Valhalla is a 2013 American/Canadian skiing and snowboarding adventure film directed by Ben Sturgulewski and Nick Waggoner of Sweetgrass Productions. It stars Cody Barnhill and Austin Ross; Kasey Ryne Mazak is the narrator.

== Plot ==
Conrad is driving north in a state of personal crisis when his Volkswagen breaks down and he discovers a hippie ski camp called Valhalla. There he rediscovers the pleasures of playing in the snow.

== Cast ==

- Cody Barnhill as Conrad
- Austin Ross as Skier
- Sierra Quitiquit
- Kasey Ryne Mazak as Japanese Narrator
- Billynaire Cruz as Bar Patron

== Production ==
Valhalla was filmed over two years in Nelson, British Columbia, to combine artistically filmed extreme skiing and snowboarding with the plot.

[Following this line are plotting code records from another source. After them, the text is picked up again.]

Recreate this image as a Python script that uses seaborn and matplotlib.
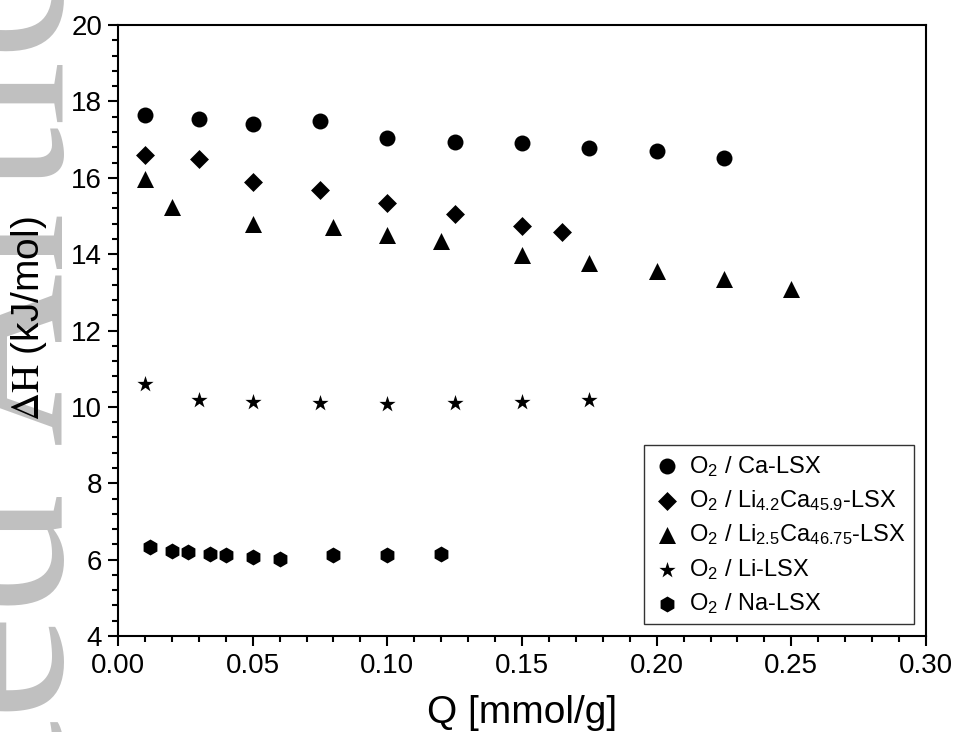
import numpy as np
import matplotlib
matplotlib.use('Agg')
import matplotlib.pyplot as plt
from matplotlib.ticker import MultipleLocator, AutoMinorLocator, FormatStrFormatter
import seaborn as sns

# Q [mmol/g] and heat of adsorption [kJ/mol] for each sample
ca_q = [0.010, 0.030, 0.050, 0.075, 0.100, 0.125, 0.150, 0.175, 0.200, 0.225]
ca_dh = [17.64, 17.55, 17.42, 17.48, 17.03, 16.94, 16.90, 16.78, 16.70, 16.51]

li42_q = [0.010, 0.030, 0.050, 0.075, 0.100, 0.125, 0.150, 0.165]
li42_dh = [16.59, 16.49, 15.90, 15.69, 15.34, 15.04, 14.73, 14.57]

li25_q = [0.010, 0.020, 0.050, 0.080, 0.100, 0.120, 0.150, 0.175, 0.200, 0.225, 0.250]
li25_dh = [15.96, 15.24, 14.79, 14.71, 14.50, 14.35, 13.97, 13.78, 13.56, 13.34, 13.10]

li_q = [0.010, 0.030, 0.050, 0.075, 0.100, 0.125, 0.150, 0.175]
li_dh = [10.60, 10.18, 10.13, 10.09, 10.07, 10.09, 10.12, 10.18]

na_q = [0.012, 0.020, 0.026, 0.034, 0.040, 0.050, 0.060, 0.080, 0.100, 0.120]
na_dh = [6.34, 6.23, 6.19, 6.16, 6.13, 6.08, 6.03, 6.11, 6.12, 6.14]

labels = [r'O$_2$ / Ca-LSX',
          r'O$_2$ / Li$_{4.2}$Ca$_{45.9}$-LSX',
          r'O$_2$ / Li$_{2.5}$Ca$_{46.75}$-LSX',
          r'O$_2$ / Li-LSX',
          r'O$_2$ / Na-LSX']

sns.set_style('ticks')
plt.rcParams['font.family'] = ['Liberation Sans', 'DejaVu Sans']
plt.rcParams['mathtext.fontset'] = 'stix'
plt.rcParams['mathtext.default'] = 'regular'
for key in ['text.color', 'axes.labelcolor', 'xtick.color', 'ytick.color', 'axes.edgecolor']:
    plt.rcParams[key] = 'black'

fig = plt.figure(figsize=(9.57, 7.32), dpi=100)
ax = fig.add_axes([0.1233, 0.1311, 0.8443, 0.8347])

# journal watermark down the left edge, behind everything
fig.text(0.066, 0.194, 'Accepted Article', rotation=90, rotation_mode='anchor',
         ha='center', va='baseline', fontsize=173, family='Liberation Serif',
         color='#c0c0c0', zorder=-5)

series = [(ca_q, ca_dh, 'o', 132), (li42_q, li42_dh, 'D', 93),
          (li25_q, li25_dh, '^', 150), (li_q, li_dh, '*', 150),
          (na_q, na_dh, 'h', 132)]
for (q, dh, m, s), lab in zip(series, labels):
    sns.scatterplot(x=q, y=dh, marker=m, s=s, color='black', linewidth=0,
                    label=lab, ax=ax)

ax.set_xlim(0, 0.30)
ax.set_ylim(4, 20)
ax.xaxis.set_major_locator(MultipleLocator(0.05))
ax.yaxis.set_major_locator(MultipleLocator(2))
ax.xaxis.set_minor_locator(AutoMinorLocator(5))
ax.yaxis.set_minor_locator(AutoMinorLocator(5))
ax.xaxis.set_major_formatter(FormatStrFormatter('%.2f'))

for sp in ax.spines.values():
    sp.set_linewidth(1.5)
ax.tick_params(which='major', length=7.5, width=1.5, labelsize=20)
ax.tick_params(which='minor', length=4, width=1.5)
ax.tick_params(axis='x', which='major', pad=5)
ax.tick_params(axis='y', which='major', pad=4)

ax.set_xlabel('Q [mmol/g]', fontsize=28, labelpad=11)
ax.set_ylabel(r'$\mathrm{\Delta H}$ (kJ/mol)', fontsize=28)
ax.yaxis.set_label_coords(-0.085, 0.52)

leg = ax.legend(loc='lower right', fontsize=17, frameon=True, fancybox=False,
                edgecolor='black', borderaxespad=0.5, handletextpad=0.35,
                labelspacing=0.4, borderpad=0.35, handlelength=1.2)
leg.get_frame().set_linewidth(1.0)

fig.savefig('out.png', dpi=100)
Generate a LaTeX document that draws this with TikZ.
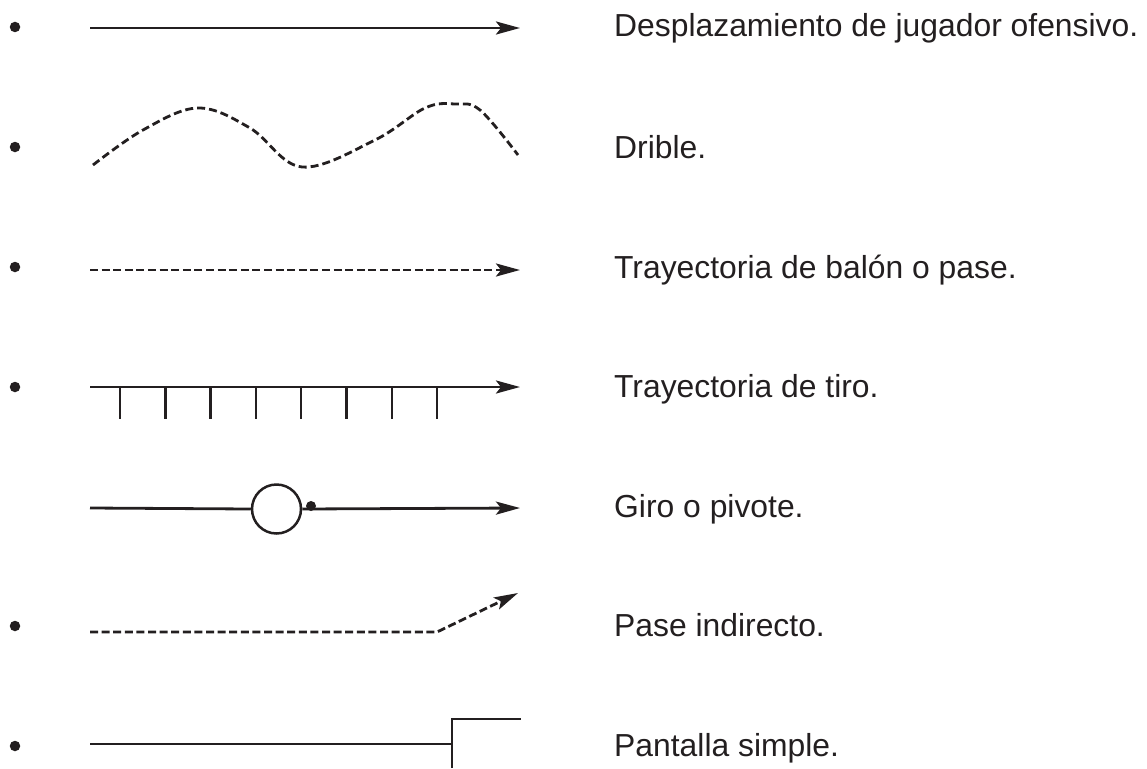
\documentclass[tikz,border=0pt]{standalone}
\usepackage{fontspec}
\setmainfont{Liberation Sans}
\usetikzlibrary{arrows.meta}
\definecolor{ink}{RGB}{35,31,32}
\tikzset{
  trazo/.style={line width=2.8pt, color=ink},
  punteado/.style={trazo, dash pattern=on 8pt off 3.6pt},
  flecha/.style={-{Stealth[length=24pt,width=13pt,inset=5pt]}},
  vineta/.style={circle, fill=ink, inner sep=0pt, minimum size=10.5pt},
  rotulo/.style={anchor=base west, inner sep=0pt, text=ink, font=\fontsize{31.85}{38}\selectfont},
}

\begin{document}
\begin{tikzpicture}[x=1pt, y=-1pt]
			%%%%% START %%%%%
			\useasboundingbox (0, 0) rectangle (1147, 768);
			
			% bullets
			\node[vineta] (v1) at (15, 27) {};
			\node[vineta] (v2) at (15, 147) {};
			\node[vineta] (v3) at (15, 267) {};
			\node[vineta] (v4) at (15, 387) {};
			\node[vineta] (v6) at (15, 626) {};
			\node[vineta] (v7) at (15, 746) {};
			
			% desplazamiento
			\coordinate (s1) at (90, 28);
			\coordinate (e1) at (520, 28);
			\draw[trazo, flecha] (s1) -- (e1);
			
			% drible
			\draw[punteado, dash pattern=on 8pt off 4pt] plot[smooth, tension=0.6] coordinates {(93, 165) (143, 130) (198, 108) (250, 128) (302, 167) (375, 140) (425, 108) (455, 104) (480, 110) (518, 155)};
			
			% pase
			\coordinate (s3) at (90, 270);
			\coordinate (e3) at (520, 270);
			\draw[punteado, flecha] (s3) -- (e3);
			
			% tiro
			\coordinate (s4) at (90, 387);
			\coordinate (e4) at (520, 387);
			\draw[trazo, flecha] (s4) -- (e4);
			\foreach \i in {0,...,7}
				\draw[trazo, line width=2.5pt] (120 + 45.3*\i, 387) -- (120 + 45.3*\i, 419);
			
			% giro o pivote
			\coordinate (s5) at (90, 508);
			\coordinate (e5) at (520, 508);
			\node[circle, draw=ink, line width=2.5pt, inner sep=0pt, minimum size=49pt] (piv) at (276.5, 509) {};
			\draw[trazo] (s5) -- (piv.west);
			\draw[trazo, flecha] (piv.east) -- (e5);
			\node[vineta, minimum size=10pt] (giro) at (311, 506) {};
			
			% pase indirecto
			\coordinate (s6) at (90, 632);
			\coordinate (b6) at (437, 632);
			\coordinate (e6) at (518, 593);
			\draw[punteado, flecha] (s6) -- (b6) -- (e6);
			
			% pantalla
			\coordinate (s7) at (90, 744);
			\coordinate (p7) at (452, 744);
			\coordinate (pb) at (452, 768);
			\coordinate (pt) at (452, 719);
			\coordinate (pe) at (521, 719);
			\draw[trazo] (s7) -- (p7);
			\draw[trazo] (pb) -- (pt) -- (pe);
			
			% textos
			\node[rotulo] (t1) at (614, 37) {Desplazamiento de jugador ofensivo.};
			\node[rotulo] (t2) at (614, 158) {Drible.};
			\node[rotulo] (t3) at (614, 278) {Trayectoria de balón o pase.};
			\node[rotulo] (t4) at (614, 397) {Trayectoria de tiro.};
			\node[rotulo] (t5) at (614, 517) {Giro o pivote.};
			\node[rotulo] (t6) at (614, 636) {Pase indirecto.};
			\node[rotulo] (t7) at (614, 756) {Pantalla simple.};
			
			%%%%% END %%%%%
\end{tikzpicture}
\end{document}
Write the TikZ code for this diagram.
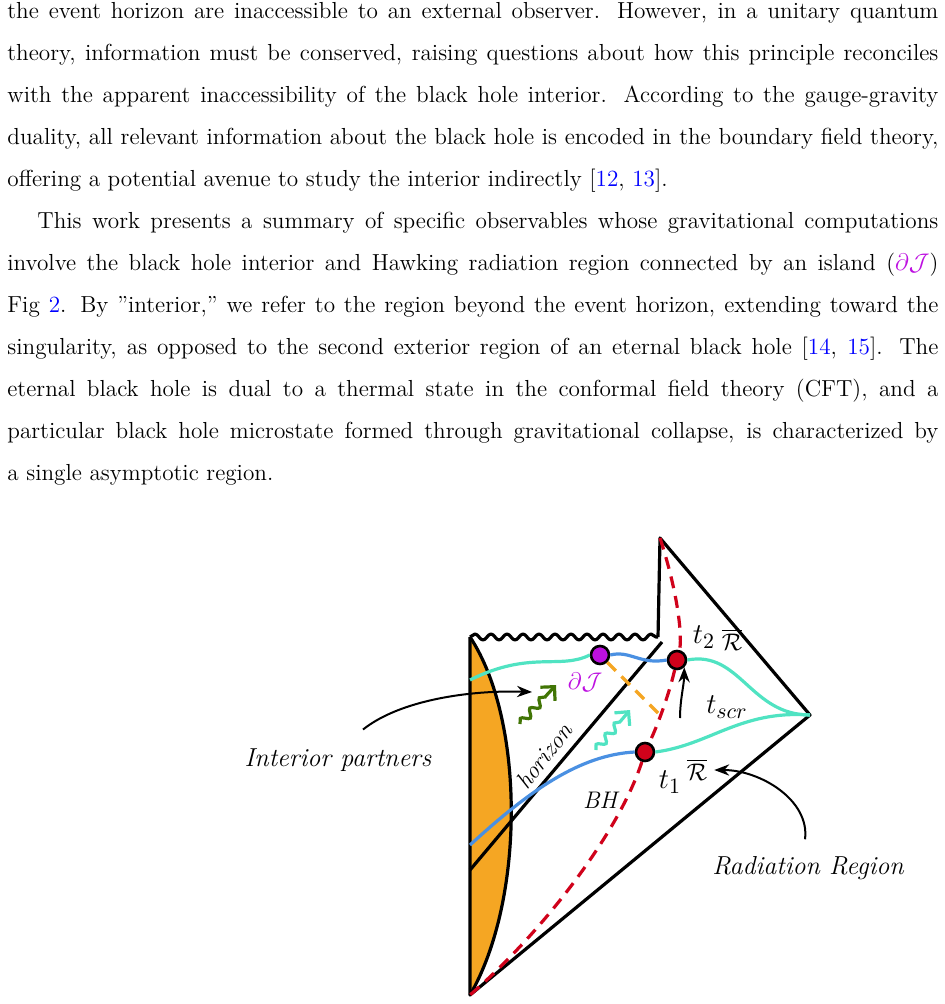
\documentclass[tikz,border=0pt]{standalone}
\usepackage{amsmath,amssymb}
\usepackage{xcolor}
\usetikzlibrary{decorations.pathmorphing,arrows.meta}
\definecolor{bhorange}{RGB}{245,166,35}
\definecolor{bhred}{RGB}{208,2,27}
\definecolor{bhcyan}{RGB}{80,227,194}
\definecolor{bhblue}{RGB}{74,144,226}
\definecolor{bhpurple}{RGB}{189,16,224}
\definecolor{bhgreen}{RGB}{65,117,5}
\definecolor{citeblue}{RGB}{0,0,255}
\tikzset{%
	edge line/.style={line width=1.6pt, line join=round},
	slice cyan/.style={bhcyan, line width=1.6pt},
	slice blue/.style={bhblue, line width=1.6pt},
	time dot/.style={circle, draw=black, line width=1.3pt, fill=bhred, minimum size=9pt, inner sep=0pt},
	photon/.style={line width=1.6pt, decorate, decoration={snake, amplitude=1.8pt, segment length=7pt, post length=6pt}, -{Straight Barb[length=5pt]}},
	label text/.style={font=\fontsize{13}{15}\selectfont\itshape},
}
\begin{document}
\begin{tikzpicture}[x=0.5pt, y=-0.5pt, >=Stealth]
\useasboundingbox (0,0) rectangle (945,1004);

% the text above
\node [anchor=north west, inner sep=0pt, text width=465.5pt, align=justify,
       font=\fontsize{11.6}{21}\selectfont] (body) at (7,2)
{\setlength{\parindent}{15pt}\noindent the event horizon are inaccessible to an external observer. However, in a unitary quantum\linebreak
theory, information must be conserved, raising questions about how this principle reconciles\linebreak
with the apparent inaccessibility of the black hole interior. According to the gauge-gravity\linebreak
duality, all relevant information about the black hole is encoded in the boundary field theory,\linebreak
offering a potential avenue to study the interior indirectly [{\color{citeblue}12}, {\color{citeblue}13}].\par
This work presents a summary of specific observables whose gravitational computations\linebreak
involve the black hole interior and Hawking radiation region connected by an island ({\color{bhpurple}$\partial\mathcal{J}$})\linebreak
Fig {\color{citeblue}2}. By "interior," we refer to the region beyond the event horizon, extending toward the\linebreak
singularity, as opposed to the second exterior region of an eternal black hole [{\color{citeblue}14}, {\color{citeblue}15}]. The\linebreak
eternal black hole is dual to a thermal state in the conformal field theory (CFT), and a\linebreak
particular black hole microstate formed through gravitational collapse, is characterized by\linebreak
a single asymptotic region.\par};

% collapsing shell
\coordinate (shell-top) at (470,637);
\coordinate (shell-bot) at (470,995);
\fill [bhorange] (shell-top) .. controls (525,720) and (525,900) .. (shell-bot) -- cycle;
\draw [edge line] (shell-top) .. controls (525,720) and (525,900) .. (shell-bot);

% Penrose diagram
\coordinate (sing-r) at (658,637);
\coordinate (top) at (660,538);
\coordinate (spatial) at (810,715);
\coordinate (hor-end) at (470,870);
\draw [edge line, decorate, decoration={snake, amplitude=1.5pt, segment length=8pt}] (shell-top) -- (sing-r);
\draw [edge line] (shell-top) -- (shell-bot) -- (spatial) -- (top) -- (sing-r);
\draw [edge line] (662,642) -- (hor-end);

% Cauchy slices
\node [time dot] (t2) at (677,660) {};
\node [time dot] (t1) at (645,752) {};
\node [circle, draw=black, line width=1.3pt, fill=bhpurple, minimum size=9pt, inner sep=0pt] (island) at (600,655) {};

\draw [slice cyan] (470,680) .. controls (530,650) and (560,670) .. (island.west);
\draw [slice blue] (island.east) .. controls (630,650) and (640,665) .. (t2.west);
\draw [slice cyan] (t2.east) .. controls (740,650) and (750,715) .. (spatial);
\draw [slice blue] (470,845) .. controls (530,790) and (580,755) .. (t1.west);
\draw [slice cyan] (t1.east) .. controls (710,745) and (740,710) .. (spatial);

% observer trajectory
\draw [bhred, line width=1.6pt, dash pattern=on 6pt off 4pt] (top) .. controls (680,600) and (682,640) .. (t2) .. controls (670,690) and (660,720) .. (t1) .. controls (620,830) and (545,930) .. (shell-bot);
\draw [bhorange, line width=1.6pt, dash pattern=on 6pt off 4pt] (island) -- (658,713);

% Hawking quanta
\draw [photon, bhgreen] (520,724) -- (556,685);
\draw [photon, bhcyan] (596,750) -- (630,710);

% labels
\node [text=bhpurple, font=\fontsize{12}{14}\selectfont] (island-lbl) at (585,682) {$\partial\mathcal{J}$};
\node [font=\fontsize{15}{17}\selectfont] (t2-lbl) at (704,637) {$t_2$};
\node [font=\fontsize{13}{15}\selectfont] (R2-lbl) at (732,640) {$\overline{\mathcal{R}}$};
\node [font=\fontsize{15}{17}\selectfont] (tscr-lbl) at (727,707) {$t_{scr}$};
\node [font=\fontsize{15}{17}\selectfont] (t1-lbl) at (670,782) {$t_1$};
\node [font=\fontsize{13}{15}\selectfont] (R1-lbl) at (697,770) {$\overline{\mathcal{R}}$};
\node [label text, font=\fontsize{12}{14}\selectfont\itshape] (bh-lbl) at (600,800) {BH};
\node [label text, font=\fontsize{12}{14}\selectfont\itshape, rotate=52, inner sep=1pt] (hor-lbl) at (544,756) {horizon};
\node [label text] (partners) at (338,760) {Interior partners};
\node [label text] (radiation) at (808,868) {Radiation Region};

% pointers
\draw [->, line width=1pt] (680,718) .. controls (680,700) and (684,685) .. (t2.south east);
\draw [->, line width=1pt] (partners.north) ++(25,-12) .. controls (400,700) and (470,690) .. (532,692);
\draw [->, line width=1pt] (radiation.north) ++(-3,-10) .. controls (810,800) and (760,770) .. (R1-lbl.east);
\end{tikzpicture}
\end{document}
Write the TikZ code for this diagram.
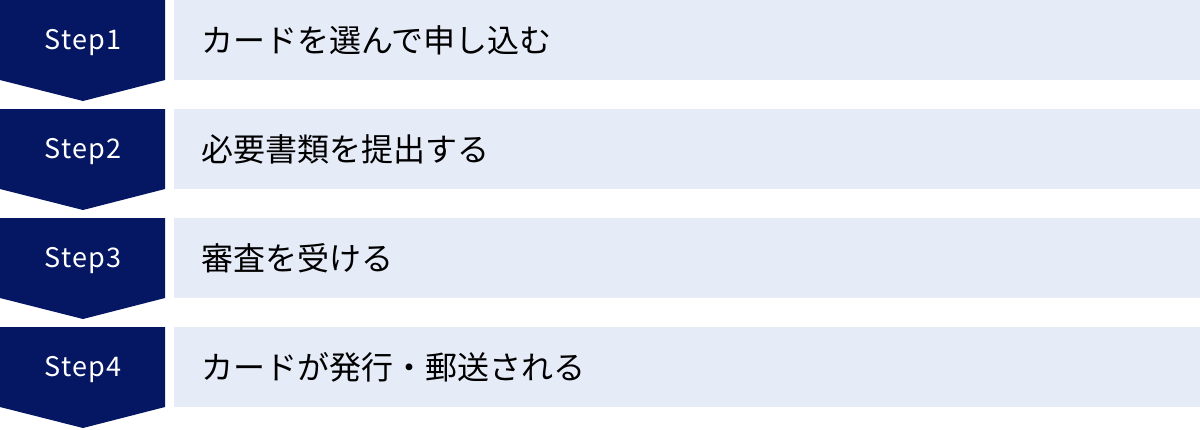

Instead of using helicopters, production involved hiking up to the shooting locations and overnight camping; many local skiers and snowboarders appear, and there is a naked skiing and snowboarding scene. The final scene, in a rainforest, was shot at Mount Baker in Washington state, with snow trucked in.

The film premiered at the Paramount Theatre in Denver, Colorado, on September 13, 2013.